Start of Dataset content
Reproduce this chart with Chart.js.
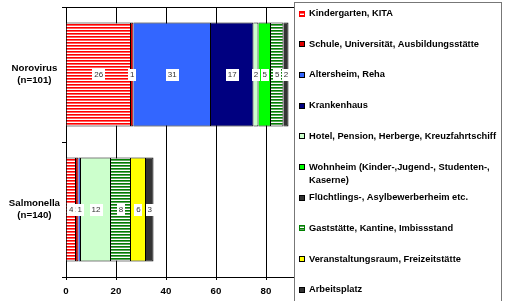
<!DOCTYPE html>
<html><head><meta charset="utf-8">
<script src="https://cdn.jsdelivr.net/npm/chart.js@4/dist/chart.umd.min.js"></script>
<style>html,body{margin:0;padding:0;background:#fff}#wrap{width:506px;height:301px;position:relative}</style>
</head><body><div id="wrap"><canvas id="c"></canvas></div>
<script>
// ---- data ----
const categories = [['Norovirus', '(n=101)'], ['Salmonella', '(n=140)']];
const seriesNames = [
  'Kindergarten, KITA',
  'Schule, Universität, Ausbildungsstätte',
  'Altersheim, Reha',
  'Krankenhaus',
  'Hotel, Pension, Herberge, Kreuzfahrtschiff',
  'Wohnheim (Kinder-,Jugend-, Studenten-,\nKaserne)',
  'Flüchtlings-, Asylbewerberheim etc.',
  'Gaststätte, Kantine, Imbissstand',
  'Veranstaltungsraum, Freizeitstätte',
  'Arbeitsplatz'
];
const kindergarten  = [26, 4];
const schule        = [1, 1];
const altersheim    = [31, 1];
const krankenhaus   = [17, 0];
const hotel         = [2, 12];
const wohnheim      = [5, 0];
const fluechtlinge  = [0, 0];
const gaststaette   = [5, 8];
const veranstaltung = [0, 6];
const arbeitsplatz  = [2, 3];
const xTickValues   = [0, 20, 40, 60, 80, 100];

// ---- styles ----
function stripes(color, mid) {
  const c = document.createElement('canvas');
  c.width = 4; c.height = 3;
  const g = c.getContext('2d');
  g.fillStyle = '#fff'; g.fillRect(0, 0, 4, 3);
  g.fillStyle = color; g.fillRect(0, 0, 4, 1);
  g.fillStyle = mid; g.fillRect(0, 1, 4, 1);
  return g.createPattern(c, 'repeat');
}
const baseColors = ['#ff0000', '#e00000', '#3366ff', '#000080', '#ccffcc', '#00ff00', '#333333', '#008000', '#ffff00', '#333333'];
const midColors  = ['#ff6060', null, null, null, null, null, null, '#60a060', null, null];
const patterned  = [true, false, false, false, false, false, false, true, false, false];
const fills = baseColors.map((c, i) => patterned[i] ? stripes(c, midColors[i]) : c);
const values = [kindergarten, schule, altersheim, krankenhaus, hotel, wohnheim, fluechtlinge, gaststaette, veranstaltung, arbeitsplatz];

const datasets = seriesNames.map((name, i) => ({
  label: name,
  data: values[i],
  backgroundColor: fills[i],
  borderColor: '#000',
  borderWidth: 1,
  categoryPercentage: 1,
  barPercentage: 0.77
}));

const FONT = '"Liberation Sans", Arial, sans-serif';

const framePlugin = {
  id: 'frame',
  beforeDatasetsDraw(chart) {
    const { ctx, chartArea: a } = chart;
    ctx.save();
    ctx.strokeStyle = '#000'; ctx.lineWidth = 1;
    ctx.beginPath();
    ctx.moveTo(a.left, Math.round(a.top) + 0.5);
    ctx.lineTo(a.right, Math.round(a.top) + 0.5);
    ctx.stroke();
    ctx.restore();
  }
};

const labelPlugin = {
  id: 'segLabels',
  afterDatasetsDraw(chart) {
    const ctx = chart.ctx;
    ctx.save();
    ctx.font = '8px ' + FONT;
    ctx.textAlign = 'center';
    ctx.textBaseline = 'middle';
    chart.data.datasets.forEach((ds, i) => {
      const meta = chart.getDatasetMeta(i);
      meta.data.forEach((el, j) => {
        const v = ds.data[j];
        if (!v) return;
        const cx = (el.x + el.base) / 2, cy = el.y;
        const t = String(v);
        const w = ctx.measureText(t).width + 4;
        ctx.fillStyle = '#fff';
        ctx.fillRect(Math.round(cx - w / 2), Math.round(cy - 6), Math.round(w), 12);
        ctx.fillStyle = '#333';
        ctx.fillText(t, cx, cy + 0.5);
      });
    });
    ctx.restore();
  }
};

const legendPlugin = {
  id: 'boxLegend',
  afterDraw(chart) {
    const ctx = chart.ctx;
    ctx.save();
    ctx.fillStyle = '#fff';
    ctx.fillRect(294.5, 2.5, 207, 310);
    ctx.strokeStyle = '#777'; ctx.lineWidth = 1;
    ctx.strokeRect(294.5, 2.5, 207, 310);
    ctx.font = 'bold 9.3px ' + FONT;
    ctx.textBaseline = 'middle';
    ctx.textAlign = 'left';
    chart.data.datasets.forEach((ds, i) => {
      const y = 13.5 + i * 30.7;
      const my = Math.round(y - 3);
      ctx.fillStyle = ds.backgroundColor;
      ctx.fillRect(299, my, 6, 6);
      ctx.strokeStyle = patterned[i] ? baseColors[i] : '#000';
      ctx.strokeRect(299.5, my + 0.5, 5, 5);
      ctx.fillStyle = '#000';
      ds.label.split('\n').forEach((line, k) => ctx.fillText(line, 309, y + k * 13));
    });
    ctx.restore();
  }
};

new Chart(document.getElementById('c'), {
  type: 'bar',
  data: { labels: categories, datasets },
  plugins: [framePlugin, labelPlugin, legendPlugin],
  options: {
    indexAxis: 'y',
    responsive: true,
    maintainAspectRatio: false,
    devicePixelRatio: 1,
    animation: false,
    layout: { padding: { top: 7, right: 190, bottom: 0, left: 0 } },
    plugins: { legend: { display: false }, tooltip: { enabled: false } },
    scales: {
      x: {
        stacked: true,
        min: 0, max: 100,
        afterBuildTicks: s => { s.ticks = xTickValues.map(v => ({ value: v })); },
        afterFit: s => { s.height = 24; },
        grid: { color: '#000', lineWidth: 1, tickLength: 3 },
        border: { display: true, color: '#000' },
        ticks: { color: '#000', font: { family: FONT, size: 9.7, weight: 'bold' }, padding: 6, maxRotation: 0 }
      },
      y: {
        stacked: true,
        afterFit: s => { s.width = 66; s.paddingTop = 0; s.paddingBottom = 0; },
        grid: { display: true, drawOnChartArea: false, drawTicks: true, tickLength: 4, color: '#000' },
        border: { display: true, color: '#000' },
        ticks: { color: '#000', font: { family: FONT, size: 9.7, weight: 'bold', lineHeight: 1.25 }, crossAlign: 'center', padding: 2 }
      }
    }
  }
});
</script></body></html>
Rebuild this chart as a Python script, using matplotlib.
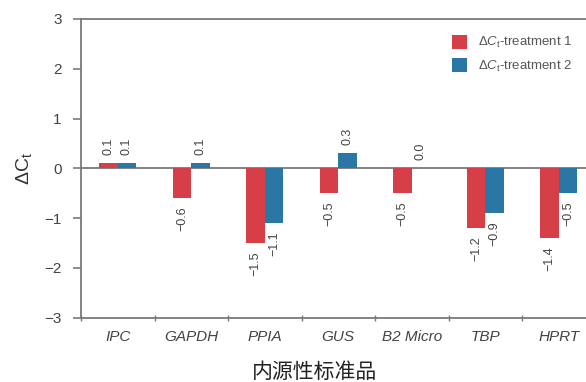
import matplotlib
matplotlib.use('Agg')
import matplotlib.pyplot as plt
import numpy as np
from matplotlib.ticker import FixedLocator

# Datos de ΔCt por gen de referencia
genes = ['IPC', 'GAPDH', 'PPIA', 'GUS', 'B2 Micro', 'TBP', 'HPRT']
treatment_1 = [0.1, -0.6, -1.5, -0.5, -0.5, -1.2, -1.4]
treatment_2 = [0.1, 0.1, -1.1, 0.3, 0.0, -0.9, -0.5]
series_labels = [r'$\Delta C_{\mathrm{t}}$-treatment 1', r'$\Delta C_{\mathrm{t}}$-treatment 2']
y_ticks = [-3, -2, -1, 0, 1, 2, 3]

red = '#d63e48'
blue = '#2a77a6'
axis_gray = '#7a7a7a'
text_gray = '#444444'

plt.rcParams['font.family'] = ['Liberation Sans', 'DejaVu Sans']
plt.rcParams['mathtext.fontset'] = 'custom'
plt.rcParams['mathtext.rm'] = 'Liberation Sans'
plt.rcParams['mathtext.it'] = 'Liberation Sans:italic'


def bar_labels(ax, xs, values):
    # Etiqueta girada encima o debajo de cada barra
    for x, v in zip(xs, values):
        if v >= 0:
            ax.annotate(f'{v:.1f}', (x, v), xytext=(0, 6), textcoords='offset points',
                        rotation=90, ha='center', va='bottom', fontsize=9, color=text_gray)
        else:
            ax.annotate(f'{v:.1f}'.replace('-', '\u2212'), (x, v), xytext=(0, -6),
                        textcoords='offset points', rotation=90, ha='center', va='top',
                        fontsize=9, color=text_gray)


fig = plt.figure(figsize=(5.86, 3.82), dpi=100)
ax = fig.add_axes([81 / 586, 1 - 317.5 / 382, 514.5 / 586, 298.5 / 382])

x = np.arange(len(genes))
width = 0.25
ax.axhline(0, color=axis_gray, lw=1.3, zorder=1)
ax.bar(x - width / 2, treatment_1, width, color=red, label=series_labels[0], zorder=2)
ax.bar(x + width / 2, treatment_2, width, color=blue, label=series_labels[1], zorder=2)
bar_labels(ax, x - width / 2, treatment_1)
bar_labels(ax, x + width / 2, treatment_2)

ax.set_xlim(-0.5, len(genes) - 0.5)
ax.set_ylim(-3, 3)
ax.set_yticks(y_ticks)
ax.set_yticklabels([str(t).replace('-', '\u2212') for t in y_ticks])
ax.set_xticks(x)
ax.set_xticklabels(genes, style='italic', fontsize=11, color=text_gray)
ax.xaxis.set_minor_locator(FixedLocator(np.arange(-0.5, len(genes), 1.0)))
ax.tick_params(axis='x', which='major', length=0, pad=9)
ax.tick_params(axis='x', which='minor', direction='inout', length=4, width=1, color=axis_gray)
ax.tick_params(axis='y', direction='out', length=6, width=1.2, color=axis_gray,
               labelsize=11, labelcolor=text_gray, pad=8)

for side in ['left', 'top', 'bottom']:
    ax.spines[side].set_color(axis_gray)
    ax.spines[side].set_linewidth(1.3)
ax.spines['right'].set_visible(False)

ax.set_ylabel(r'$\Delta\mathrm{C}_{\mathrm{t}}$', fontsize=14, color='#333333', labelpad=7)

leg = ax.legend(loc='upper left', bbox_to_anchor=(452 / 586, 1 - 35 / 382),
                bbox_transform=fig.transFigure, frameon=False, fontsize=9.5,
                borderpad=0, borderaxespad=0, handlelength=1.1, handleheight=1.2,
                handletextpad=0.9, labelspacing=0.6)
for t in leg.get_texts():
    t.set_color('#555555')

fig.text(315 / 586, 1 - 372 / 382, '内源性标准品', ha='center', va='center', fontsize=15,
         color='#222222', family=['Noto Sans CJK SC', 'DejaVu Sans'])

fig.savefig('out.png', dpi=100)
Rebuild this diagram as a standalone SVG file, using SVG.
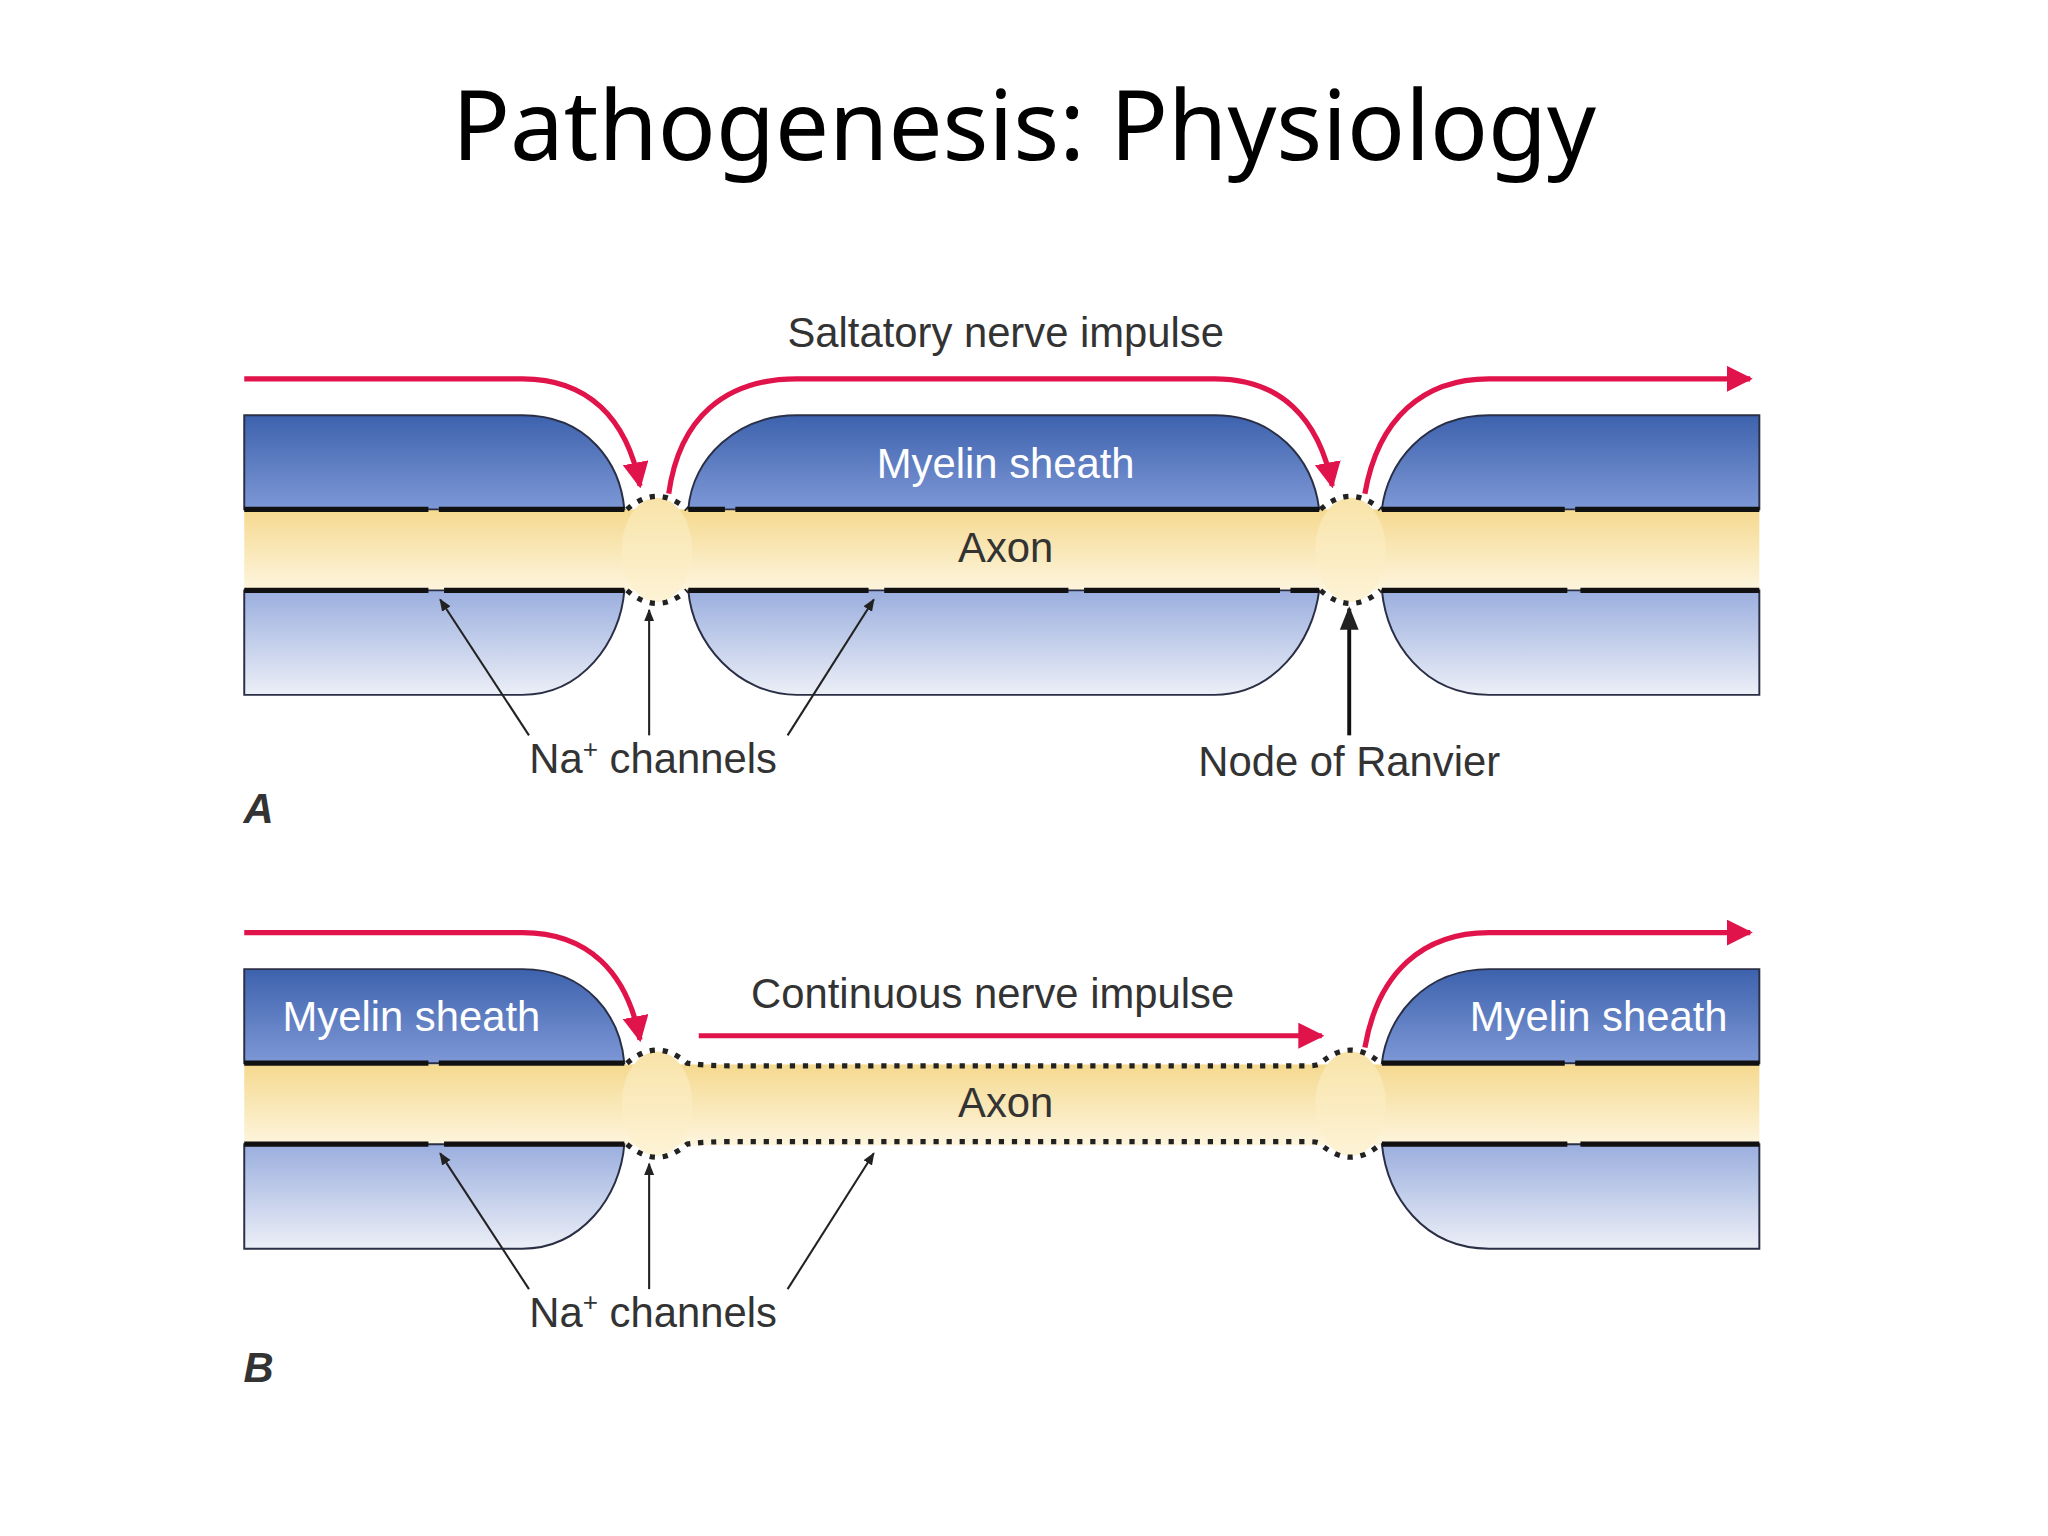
<svg xmlns="http://www.w3.org/2000/svg" width="2048" height="1536" viewBox="0 0 2048 1536">
<defs>
<linearGradient id="up" x1="0" y1="0" x2="0" y2="1"><stop offset="0" stop-color="#3d62ad"/><stop offset="1" stop-color="#7e98d6"/></linearGradient>
<linearGradient id="lo" x1="0" y1="0" x2="0" y2="1"><stop offset="0" stop-color="#9aaede"/><stop offset="1" stop-color="#eceff7"/></linearGradient>
<linearGradient id="ax" x1="0" y1="0" x2="0" y2="1"><stop offset="0" stop-color="#f5d98f"/><stop offset="1" stop-color="#fdf5de"/></linearGradient>
<linearGradient id="nd" x1="0" y1="0" x2="0" y2="1"><stop offset="0" stop-color="#f8e3a8"/><stop offset="1" stop-color="#fdf3d6"/></linearGradient>
<marker id="rh" viewBox="0 0 10 10" refX="9" refY="5" markerWidth="5" markerHeight="5" orient="auto"><path d="M0,0 L10,5 L0,10 Z" fill="#e0134a"/></marker>
<marker id="bh" viewBox="0 0 10 10" refX="9" refY="5" markerWidth="6" markerHeight="6" orient="auto"><path d="M0,1 L10,5 L0,9 Z" fill="#222"/></marker>
<style>
.sh{stroke:#2a2f45;stroke-width:1.5}
.mem{stroke:#111;stroke-width:4;fill:none}
.dot{stroke:#222;stroke-width:4;stroke-dasharray:4 6;fill:none}
.red{stroke:#e0134a;stroke-width:4;fill:none;marker-end:url(#rh)}
.ln{stroke:#222;stroke-width:1.6;fill:none;marker-end:url(#bh)}
.t{font-family:"Liberation Sans",Arial,sans-serif;font-size:32px;fill:#333;text-anchor:middle}
.w{fill:#fff}
.nd{fill:url(#nd)}
</style>
</defs>
<rect width="2048" height="1536" fill="#fff"/>
<text x="1024" y="160" font-family="'Noto Sans','Open Sans',sans-serif" font-size="96" text-anchor="middle" fill="#000">Pathogenesis: Physiology</text>
<g transform="scale(1.30612)">
<g id="panelA">
<rect x="187" y="390" width="1160" height="62" fill="url(#ax)"/>
<ellipse class="nd" cx="503" cy="421" rx="27" ry="40"/>
<ellipse class="nd" cx="1034" cy="421" rx="27" ry="40"/>
<path class="sh" fill="url(#up)" d="M187,318 H400 C450,318 475,355 478,390 H187 Z"/>
<path class="sh" fill="url(#up)" d="M527,390 C530,350 565,318 610,318 H930 C975,318 1005,350 1010,390 Z"/>
<path class="sh" fill="url(#up)" d="M1347,318 H1140 C1090,318 1062,355 1058,390 H1347 Z"/>
<path class="sh" fill="url(#lo)" d="M187,452 H478 C475,492 445,532 400,532 H187 Z"/>
<path class="sh" fill="url(#lo)" d="M527,452 C530,492 565,532 610,532 H930 C975,532 1005,492 1010,452 Z"/>
<path class="sh" fill="url(#lo)" d="M1347,452 H1058 C1062,492 1090,532 1140,532 H1347 Z"/>
<path class="mem" d="M187,390 H328 M336,390 H478 M527,390 H555 M563,390 H1010 M1058,390 H1198 M1206,390 H1347 M187,452 H328 M340,452 H478 M527,452 H665 M677,452 H818 M830,452 H980 M988,452 H1010 M1058,452 H1200 M1210,452 H1347"/>
<path class="dot" d="M480,390 Q503,370 526,390 M480,452 Q503,472 526,452 M1011,390 Q1034,370 1057,390 M1011,452 Q1034,472 1057,452"/>
<path class="red" d="M187,290 H400 C450,290 480,320 490,372"/>
<path class="red" d="M512,378 C520,320 555,290 610,290 H930 C980,290 1010,320 1020,372"/>
<path class="red" d="M1045,378 C1055,320 1090,290 1140,290 H1340"/>
<text class="t" x="770" y="266">Saltatory nerve impulse</text>
<text class="t w" x="770" y="366">Myelin sheath</text>
<text class="t" x="770" y="430">Axon</text>
<path class="ln" d="M405,563 L337,459"/>
<path class="ln" d="M497,563 L497,467"/>
<path class="ln" d="M603,563 L669,459"/>
<path stroke="#111" stroke-width="3" fill="none" marker-end="url(#bh)" d="M1033,563 L1033,466"/>
<text class="t" x="500" y="592">Na<tspan font-size="20" dy="-12">+</tspan><tspan dy="12"> channels</tspan></text>
<text class="t" x="1033" y="594">Node of Ranvier</text>
<text x="198" y="630" font-family="'Liberation Sans',Arial,sans-serif" font-size="32" font-weight="bold" font-style="italic" fill="#333" text-anchor="middle">A</text>
</g>
<g id="panelB" transform="translate(0,424)">
<rect x="187" y="391" width="1160" height="62" fill="url(#ax)"/>
<ellipse class="nd" cx="503" cy="421" rx="27" ry="40"/>
<ellipse class="nd" cx="1034" cy="421" rx="27" ry="40"/>
<path class="sh" fill="url(#up)" d="M187,318 H400 C450,318 475,355 478,390 H187 Z"/>
<path class="sh" fill="url(#up)" d="M1347,318 H1140 C1090,318 1062,355 1058,390 H1347 Z"/>
<path class="sh" fill="url(#lo)" d="M187,452 H478 C475,492 445,532 400,532 H187 Z"/>
<path class="sh" fill="url(#lo)" d="M1347,452 H1058 C1062,492 1090,532 1140,532 H1347 Z"/>
<path class="mem" d="M187,390 H328 M336,390 H478 M1058,390 H1198 M1206,390 H1347 M187,452 H328 M340,452 H478 M1058,452 H1200 M1210,452 H1347"/>
<path class="dot" d="M480,390 Q503,370 526,390 Q540,392 560,392 H1000 Q1010,392 1011,390 Q1034,370 1057,390 M480,452 Q503,472 526,452 Q540,450 560,450 H1000 Q1010,450 1011,452 Q1034,472 1057,452"/>
<path class="red" d="M187,290 H400 C450,290 480,320 490,372"/>
<path class="red" d="M535,369 H1012"/>
<path class="red" d="M1045,378 C1055,320 1090,290 1140,290 H1340"/>
<text class="t" x="760" y="348">Continuous nerve impulse</text>
<text class="t w" x="315" y="365">Myelin sheath</text>
<text class="t w" x="1224" y="365">Myelin sheath</text>
<text class="t" x="770" y="431">Axon</text>
<path class="ln" d="M405,563 L337,459"/>
<path class="ln" d="M497,563 L497,467"/>
<path class="ln" d="M603,563 L669,459"/>
<text class="t" x="500" y="592">Na<tspan font-size="20" dy="-12">+</tspan><tspan dy="12"> channels</tspan></text>
<text x="198" y="634" font-family="'Liberation Sans',Arial,sans-serif" font-size="32" font-weight="bold" font-style="italic" fill="#333" text-anchor="middle">B</text>
</g>
</g>
</svg>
End of Dataset content
Pictures are not part of the copy. Reproduce the lines from the one containing "Rebuild this chart" through the one containing "y_ticks = [-3, -2, -1, 0, 1, 2, 3]", exactly and nothing more.

#### Response to this task:
Rebuild this chart as a Python script, using matplotlib.
import matplotlib
matplotlib.use('Agg')
import matplotlib.pyplot as plt
import numpy as np
from matplotlib.ticker import FixedLocator

# Datos de ΔCt por gen de referencia
genes = ['IPC', 'GAPDH', 'PPIA', 'GUS', 'B2 Micro', 'TBP', 'HPRT']
treatment_1 = [0.1, -0.6, -1.5, -0.5, -0.5, -1.2, -1.4]
treatment_2 = [0.1, 0.1, -1.1, 0.3, 0.0, -0.9, -0.5]
series_labels = [r'$\Delta C_{\mathrm{t}}$-treatment 1', r'$\Delta C_{\mathrm{t}}$-treatment 2']
y_ticks = [-3, -2, -1, 0, 1, 2, 3]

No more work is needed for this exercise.